Description of the task
Transcribe the listing that follows in full, omitting pictures.

Information shown
━━━━━━━━━━━━━━━━━━━━━━━━━━━━━━
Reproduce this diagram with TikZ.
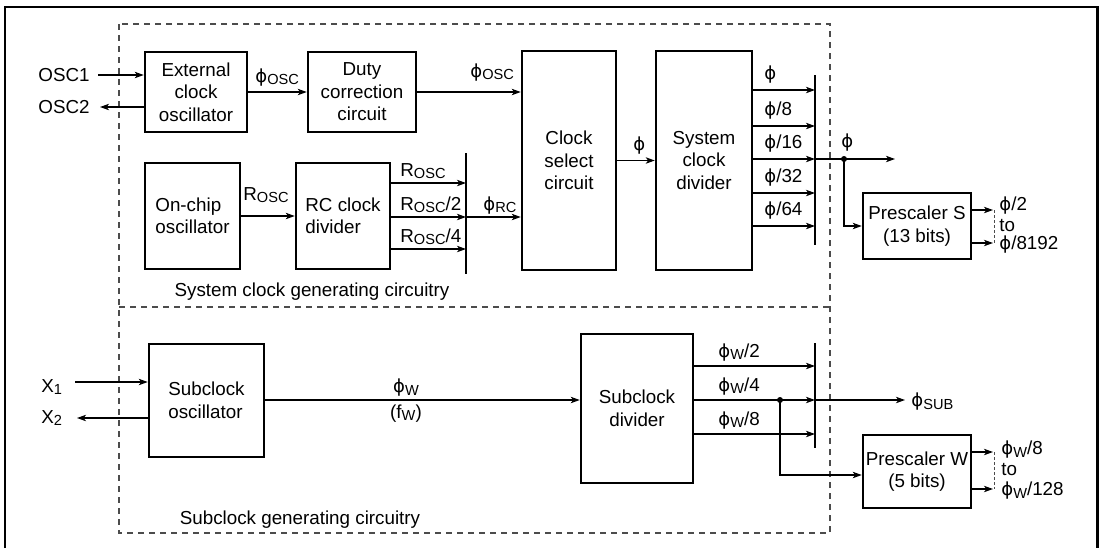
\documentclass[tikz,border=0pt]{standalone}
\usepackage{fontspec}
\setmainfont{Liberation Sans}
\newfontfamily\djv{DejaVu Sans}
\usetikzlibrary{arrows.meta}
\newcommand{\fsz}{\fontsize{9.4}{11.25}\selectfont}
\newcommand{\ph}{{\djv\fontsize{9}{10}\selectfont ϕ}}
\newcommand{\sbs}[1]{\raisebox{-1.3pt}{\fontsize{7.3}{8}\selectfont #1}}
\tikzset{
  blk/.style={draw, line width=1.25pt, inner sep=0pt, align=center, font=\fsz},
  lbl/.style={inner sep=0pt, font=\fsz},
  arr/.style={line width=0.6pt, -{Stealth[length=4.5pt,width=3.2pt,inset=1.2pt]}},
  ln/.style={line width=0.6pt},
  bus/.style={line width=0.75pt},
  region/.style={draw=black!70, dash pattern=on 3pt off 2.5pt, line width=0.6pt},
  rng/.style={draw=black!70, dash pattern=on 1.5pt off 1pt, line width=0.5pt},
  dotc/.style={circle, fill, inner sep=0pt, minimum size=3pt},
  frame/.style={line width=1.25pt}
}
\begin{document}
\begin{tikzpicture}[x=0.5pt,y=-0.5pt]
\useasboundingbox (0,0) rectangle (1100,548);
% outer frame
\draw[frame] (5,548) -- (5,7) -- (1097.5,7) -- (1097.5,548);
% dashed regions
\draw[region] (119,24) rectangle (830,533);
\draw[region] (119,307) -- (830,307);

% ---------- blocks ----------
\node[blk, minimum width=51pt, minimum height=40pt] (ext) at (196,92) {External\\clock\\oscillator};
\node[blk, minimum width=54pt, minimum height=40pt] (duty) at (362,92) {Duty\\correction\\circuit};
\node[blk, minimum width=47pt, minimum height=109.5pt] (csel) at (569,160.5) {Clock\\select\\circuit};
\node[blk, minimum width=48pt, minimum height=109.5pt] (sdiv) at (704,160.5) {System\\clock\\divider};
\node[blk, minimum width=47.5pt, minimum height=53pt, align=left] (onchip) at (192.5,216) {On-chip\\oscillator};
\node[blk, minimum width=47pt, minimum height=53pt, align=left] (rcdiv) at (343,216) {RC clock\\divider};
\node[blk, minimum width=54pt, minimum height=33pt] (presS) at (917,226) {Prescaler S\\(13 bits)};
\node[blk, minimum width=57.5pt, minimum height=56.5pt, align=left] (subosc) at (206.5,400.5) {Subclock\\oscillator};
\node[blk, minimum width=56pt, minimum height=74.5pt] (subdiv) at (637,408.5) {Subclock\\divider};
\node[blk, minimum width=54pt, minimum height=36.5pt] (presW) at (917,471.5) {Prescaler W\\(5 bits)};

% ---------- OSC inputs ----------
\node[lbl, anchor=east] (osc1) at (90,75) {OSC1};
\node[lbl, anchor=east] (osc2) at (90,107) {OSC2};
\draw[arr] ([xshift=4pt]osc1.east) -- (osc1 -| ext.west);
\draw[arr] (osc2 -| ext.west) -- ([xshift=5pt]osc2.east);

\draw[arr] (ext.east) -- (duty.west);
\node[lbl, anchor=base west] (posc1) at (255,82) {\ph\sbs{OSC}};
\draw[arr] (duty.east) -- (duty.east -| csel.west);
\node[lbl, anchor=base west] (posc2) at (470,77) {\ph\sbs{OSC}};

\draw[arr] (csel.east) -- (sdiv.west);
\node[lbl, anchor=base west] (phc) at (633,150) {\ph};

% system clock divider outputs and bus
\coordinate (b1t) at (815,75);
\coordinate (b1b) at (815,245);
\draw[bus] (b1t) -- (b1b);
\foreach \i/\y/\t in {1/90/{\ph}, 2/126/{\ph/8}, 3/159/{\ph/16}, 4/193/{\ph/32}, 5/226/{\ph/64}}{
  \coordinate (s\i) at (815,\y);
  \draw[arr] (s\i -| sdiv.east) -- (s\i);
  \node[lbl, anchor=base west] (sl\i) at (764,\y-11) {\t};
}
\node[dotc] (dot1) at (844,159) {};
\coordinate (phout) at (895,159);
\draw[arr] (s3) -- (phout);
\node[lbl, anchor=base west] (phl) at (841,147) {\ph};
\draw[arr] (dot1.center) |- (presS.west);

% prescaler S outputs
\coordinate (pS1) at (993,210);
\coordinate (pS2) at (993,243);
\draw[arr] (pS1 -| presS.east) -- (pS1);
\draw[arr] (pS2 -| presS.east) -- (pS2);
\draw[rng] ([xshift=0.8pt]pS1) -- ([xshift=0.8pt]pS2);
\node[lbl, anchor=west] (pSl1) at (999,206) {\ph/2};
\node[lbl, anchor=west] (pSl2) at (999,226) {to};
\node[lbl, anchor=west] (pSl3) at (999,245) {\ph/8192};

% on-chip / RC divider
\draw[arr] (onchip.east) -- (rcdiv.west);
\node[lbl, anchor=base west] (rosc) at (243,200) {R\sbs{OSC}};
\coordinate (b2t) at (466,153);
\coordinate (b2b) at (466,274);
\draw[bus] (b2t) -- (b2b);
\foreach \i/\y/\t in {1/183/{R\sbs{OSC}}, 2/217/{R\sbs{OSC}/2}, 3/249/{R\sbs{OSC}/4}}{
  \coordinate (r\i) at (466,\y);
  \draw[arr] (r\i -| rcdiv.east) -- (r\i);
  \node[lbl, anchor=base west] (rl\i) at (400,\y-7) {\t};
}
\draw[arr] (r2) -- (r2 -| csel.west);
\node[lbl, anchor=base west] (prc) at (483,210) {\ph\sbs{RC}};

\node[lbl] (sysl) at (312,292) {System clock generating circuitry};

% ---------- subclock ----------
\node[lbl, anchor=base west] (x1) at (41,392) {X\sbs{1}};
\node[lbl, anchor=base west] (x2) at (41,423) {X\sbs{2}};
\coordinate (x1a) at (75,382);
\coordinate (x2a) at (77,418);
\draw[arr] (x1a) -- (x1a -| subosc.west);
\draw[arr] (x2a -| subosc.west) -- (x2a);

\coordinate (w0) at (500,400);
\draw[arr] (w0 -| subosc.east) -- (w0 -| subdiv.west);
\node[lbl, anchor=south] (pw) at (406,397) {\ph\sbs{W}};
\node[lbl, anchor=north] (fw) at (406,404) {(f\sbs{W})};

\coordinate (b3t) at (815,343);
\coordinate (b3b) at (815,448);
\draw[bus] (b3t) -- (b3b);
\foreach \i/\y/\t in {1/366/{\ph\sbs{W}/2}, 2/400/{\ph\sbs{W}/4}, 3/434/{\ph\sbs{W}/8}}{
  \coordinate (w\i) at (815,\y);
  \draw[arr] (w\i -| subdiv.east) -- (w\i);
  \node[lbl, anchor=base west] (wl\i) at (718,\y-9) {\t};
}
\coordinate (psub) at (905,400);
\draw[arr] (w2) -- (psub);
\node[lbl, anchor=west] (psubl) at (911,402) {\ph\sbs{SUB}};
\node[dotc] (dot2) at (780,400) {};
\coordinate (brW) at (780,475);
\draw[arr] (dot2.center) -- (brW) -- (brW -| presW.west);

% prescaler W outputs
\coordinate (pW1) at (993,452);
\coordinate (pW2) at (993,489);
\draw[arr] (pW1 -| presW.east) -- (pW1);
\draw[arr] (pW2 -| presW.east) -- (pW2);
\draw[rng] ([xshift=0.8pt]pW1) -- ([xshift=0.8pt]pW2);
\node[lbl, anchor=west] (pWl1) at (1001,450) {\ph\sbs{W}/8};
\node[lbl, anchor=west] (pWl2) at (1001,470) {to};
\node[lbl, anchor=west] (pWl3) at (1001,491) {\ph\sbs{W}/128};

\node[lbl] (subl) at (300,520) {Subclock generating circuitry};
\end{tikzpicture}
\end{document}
━━━━━━━━━━━━━━━━━━━━━━━━━━━━━━
Task result
Reproduce this diagram with TikZ.
\documentclass[tikz,border=0pt]{standalone}
\usepackage{fontspec}
\setmainfont{Liberation Sans}
\newfontfamily\djv{DejaVu Sans}
\usetikzlibrary{arrows.meta}
\newcommand{\fsz}{\fontsize{9.4}{11.25}\selectfont}
\newcommand{\ph}{{\djv\fontsize{9}{10}\selectfont ϕ}}
\newcommand{\sbs}[1]{\raisebox{-1.3pt}{\fontsize{7.3}{8}\selectfont #1}}
\tikzset{
  blk/.style={draw, line width=1.25pt, inner sep=0pt, align=center, font=\fsz},
  lbl/.style={inner sep=0pt, font=\fsz},
  arr/.style={line width=0.6pt, -{Stealth[length=4.5pt,width=3.2pt,inset=1.2pt]}},
  ln/.style={line width=0.6pt},
  bus/.style={line width=0.75pt},
  region/.style={draw=black!70, dash pattern=on 3pt off 2.5pt, line width=0.6pt},
  rng/.style={draw=black!70, dash pattern=on 1.5pt off 1pt, line width=0.5pt},
  dotc/.style={circle, fill, inner sep=0pt, minimum size=3pt},
  frame/.style={line width=1.25pt}
}
\begin{document}
\begin{tikzpicture}[x=0.5pt,y=-0.5pt]
\useasboundingbox (0,0) rectangle (1100,548);
% outer frame
\draw[frame] (5,548) -- (5,7) -- (1097.5,7) -- (1097.5,548);
% dashed regions
\draw[region] (119,24) rectangle (830,533);
\draw[region] (119,307) -- (830,307);

% ---------- blocks ----------
\node[blk, minimum width=51pt, minimum height=40pt] (ext) at (196,92) {External\\clock\\oscillator};
\node[blk, minimum width=54pt, minimum height=40pt] (duty) at (362,92) {Duty\\correction\\circuit};
\node[blk, minimum width=47pt, minimum height=109.5pt] (csel) at (569,160.5) {Clock\\select\\circuit};
\node[blk, minimum width=48pt, minimum height=109.5pt] (sdiv) at (704,160.5) {System\\clock\\divider};
\node[blk, minimum width=47.5pt, minimum height=53pt, align=left] (onchip) at (192.5,216) {On-chip\\oscillator};
\node[blk, minimum width=47pt, minimum height=53pt, align=left] (rcdiv) at (343,216) {RC clock\\divider};
\node[blk, minimum width=54pt, minimum height=33pt] (presS) at (917,226) {Prescaler S\\(13 bits)};
\node[blk, minimum width=57.5pt, minimum height=56.5pt, align=left] (subosc) at (206.5,400.5) {Subclock\\oscillator};
\node[blk, minimum width=56pt, minimum height=74.5pt] (subdiv) at (637,408.5) {Subclock\\divider};
\node[blk, minimum width=54pt, minimum height=36.5pt] (presW) at (917,471.5) {Prescaler W\\(5 bits)};

% ---------- OSC inputs ----------
\node[lbl, anchor=east] (osc1) at (90,75) {OSC1};
\node[lbl, anchor=east] (osc2) at (90,107) {OSC2};
\draw[arr] ([xshift=4pt]osc1.east) -- (osc1 -| ext.west);
\draw[arr] (osc2 -| ext.west) -- ([xshift=5pt]osc2.east);

\draw[arr] (ext.east) -- (duty.west);
\node[lbl, anchor=base west] (posc1) at (255,82) {\ph\sbs{OSC}};
\draw[arr] (duty.east) -- (duty.east -| csel.west);
\node[lbl, anchor=base west] (posc2) at (470,77) {\ph\sbs{OSC}};

\draw[arr] (csel.east) -- (sdiv.west);
\node[lbl, anchor=base west] (phc) at (633,150) {\ph};

% system clock divider outputs and bus
\coordinate (b1t) at (815,75);
\coordinate (b1b) at (815,245);
\draw[bus] (b1t) -- (b1b);
\foreach \i/\y/\t in {1/90/{\ph}, 2/126/{\ph/8}, 3/159/{\ph/16}, 4/193/{\ph/32}, 5/226/{\ph/64}}{
  \coordinate (s\i) at (815,\y);
  \draw[arr] (s\i -| sdiv.east) -- (s\i);
  \node[lbl, anchor=base west] (sl\i) at (764,\y-11) {\t};
}
\node[dotc] (dot1) at (844,159) {};
\coordinate (phout) at (895,159);
\draw[arr] (s3) -- (phout);
\node[lbl, anchor=base west] (phl) at (841,147) {\ph};
\draw[arr] (dot1.center) |- (presS.west);

% prescaler S outputs
\coordinate (pS1) at (993,210);
\coordinate (pS2) at (993,243);
\draw[arr] (pS1 -| presS.east) -- (pS1);
\draw[arr] (pS2 -| presS.east) -- (pS2);
\draw[rng] ([xshift=0.8pt]pS1) -- ([xshift=0.8pt]pS2);
\node[lbl, anchor=west] (pSl1) at (999,206) {\ph/2};
\node[lbl, anchor=west] (pSl2) at (999,226) {to};
\node[lbl, anchor=west] (pSl3) at (999,245) {\ph/8192};

% on-chip / RC divider
\draw[arr] (onchip.east) -- (rcdiv.west);
\node[lbl, anchor=base west] (rosc) at (243,200) {R\sbs{OSC}};
\coordinate (b2t) at (466,153);
\coordinate (b2b) at (466,274);
\draw[bus] (b2t) -- (b2b);
\foreach \i/\y/\t in {1/183/{R\sbs{OSC}}, 2/217/{R\sbs{OSC}/2}, 3/249/{R\sbs{OSC}/4}}{
  \coordinate (r\i) at (466,\y);
  \draw[arr] (r\i -| rcdiv.east) -- (r\i);
  \node[lbl, anchor=base west] (rl\i) at (400,\y-7) {\t};
}
\draw[arr] (r2) -- (r2 -| csel.west);
\node[lbl, anchor=base west] (prc) at (483,210) {\ph\sbs{RC}};

\node[lbl] (sysl) at (312,292) {System clock generating circuitry};

% ---------- subclock ----------
\node[lbl, anchor=base west] (x1) at (41,392) {X\sbs{1}};
\node[lbl, anchor=base west] (x2) at (41,423) {X\sbs{2}};
\coordinate (x1a) at (75,382);
\coordinate (x2a) at (77,418);
\draw[arr] (x1a) -- (x1a -| subosc.west);
\draw[arr] (x2a -| subosc.west) -- (x2a);

\coordinate (w0) at (500,400);
\draw[arr] (w0 -| subosc.east) -- (w0 -| subdiv.west);
\node[lbl, anchor=south] (pw) at (406,397) {\ph\sbs{W}};
\node[lbl, anchor=north] (fw) at (406,404) {(f\sbs{W})};

\coordinate (b3t) at (815,343);
\coordinate (b3b) at (815,448);
\draw[bus] (b3t) -- (b3b);
\foreach \i/\y/\t in {1/366/{\ph\sbs{W}/2}, 2/400/{\ph\sbs{W}/4}, 3/434/{\ph\sbs{W}/8}}{
  \coordinate (w\i) at (815,\y);
  \draw[arr] (w\i -| subdiv.east) -- (w\i);
  \node[lbl, anchor=base west] (wl\i) at (718,\y-9) {\t};
}
\coordinate (psub) at (905,400);
\draw[arr] (w2) -- (psub);
\node[lbl, anchor=west] (psubl) at (911,402) {\ph\sbs{SUB}};
\node[dotc] (dot2) at (780,400) {};
\coordinate (brW) at (780,475);
\draw[arr] (dot2.center) -- (brW) -- (brW -| presW.west);

% prescaler W outputs
\coordinate (pW1) at (993,452);
\coordinate (pW2) at (993,489);
\draw[arr] (pW1 -| presW.east) -- (pW1);
\draw[arr] (pW2 -| presW.east) -- (pW2);
\draw[rng] ([xshift=0.8pt]pW1) -- ([xshift=0.8pt]pW2);
\node[lbl, anchor=west] (pWl1) at (1001,450) {\ph\sbs{W}/8};
\node[lbl, anchor=west] (pWl2) at (1001,470) {to};
\node[lbl, anchor=west] (pWl3) at (1001,491) {\ph\sbs{W}/128};

\node[lbl] (subl) at (300,520) {Subclock generating circuitry};
\end{tikzpicture}
\end{document}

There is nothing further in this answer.